The dyes used are Achroma dyes, renowned for their focus on sustainability. They neither use nor release hazardous chemicals such as formaldehyde in their production and use less water during the dying process than many other dyes on the market.

The complete transparency and direct control of each aspect of the procurement and making process enables Tappeti to provide clients with complete assurance of the ethical provenance of every rug. This level of governance is exemplary, providing a level of moral responsibility that many designers and clients respond to.

Another outcome of the careful and considered approach to making is that Tappeti products have an extended lifetime, ensuring the labour and resources involved are not taken for granted or treated as disposable.

Tappeti ethical rug-making

Designer Kirsten Stanisich from Richards Stanisich has been working with Tappeti since Gobbo founded the company. She says the concept of ‘permanence’ is important to her, as it is a key element of sustainability.

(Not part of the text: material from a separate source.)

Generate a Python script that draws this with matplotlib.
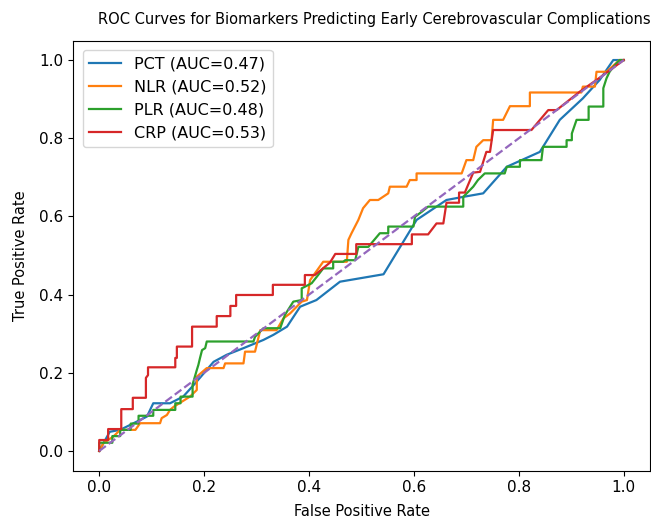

“When we look at that idea of permanence, we are looking for things that won’t quickly look out of place in their colour or style, and also items that have innate qualities that make them durable and fit-for-purpose.” Stanisich explains.

Tappeti products have that long-term, lasting quality, she says. The beautiful quality of the hand-knotted hemps and hand-knotted wools makes a wonderful artistic stamen in the lobby of a major building. They are also durable and retain their beauty even under the constant wear of people passing in and out.

The clients Stanisich works with understand the benefit of foregoing ‘cheap’ wall-to-wall carpet of uncertain provenance to instead spend the budget wisely on a bespoke, hand-made rug that will illustrate a space, not just cover the floors.

She believes the superior ethical and environmental principles that are part of the fabric of Tappeti also add an element of beauty that can be perceived on a subliminal level.

“When you bring these textiles into a space and they are that quality, hand-made product, we respond to it as humans. You can almost see how that rug has been put together from the wool by human hands,”

Stanisich says the Fair Trade dimension of decent treatment, wages and conditions for workers is so fundamental. It is something clients are increasingly interested in also. “It’s so important, [how workers are treated] is something that is in all of our lives and all of the products we have. It is about not just thinking of suppliers as contracts but seeing them as part of our commercial family and ensuring we are looking after people.”